When she needed the right textbook for her students, Lupton wrote one herself. Although she has worked with various publishing houses over the years, she has produced over a dozen books with Princeton Architectural Press, including 2004's Thinking with Type, one of the press's best-selling titles. That seminal book features a series of concise essays, deftly illustrated examples and direct rules of engagement, and is most notable for the humor that hums dryly behind its Scala typeface. Her writing is smart, but more importantly, it entertains, too. “I wanted to produce a book that addressed both the how and why of typography, with serious history and theory,” she recalls, “and I wanted it to be fun, but not dumbed down. This is typography for people who think, but the book is not pompous or overly detailed.”
Lupton's writing about design is itself an art. “She's exceptionally adept at both the verbal and the visual, which is not to be taken for granted in this new era of 'designer as author,' an era that she so skillfully pioneered and has inspired many of us to follow suit,” says Chip Kidd.
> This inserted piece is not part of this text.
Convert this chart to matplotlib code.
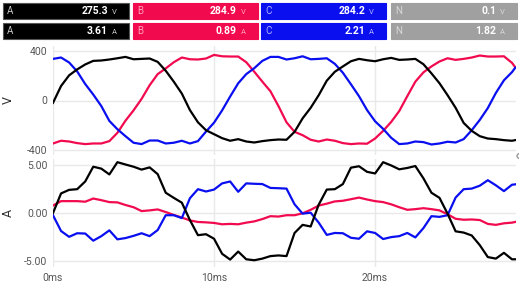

Lucid, sophisticated and free from jargon, her words continue to define the territory of graphic design after deconstruction—using theory not just as a collection of footnotes or an intellectual endgame, but also as a way to bring critical reflection into everyday practice. Abbott Miller concurs, “Ellen has always been interested in writing that is clear and stripped down. She wants to make theory and history relevant to what designers do, making her work a resource for practicing designers as well as a contribution to the discourse of design history.”
In addition to inspiring others to become contributors to the design world, Lupton challenges them to be intellectuals, too. Her conclusion to Thinking with Type offers this typically droll bit of advice: “Think more, design less.” She is this profession's constant reminder to strive for conceptual depth, avoid style over substance and be smarter than we think we can be.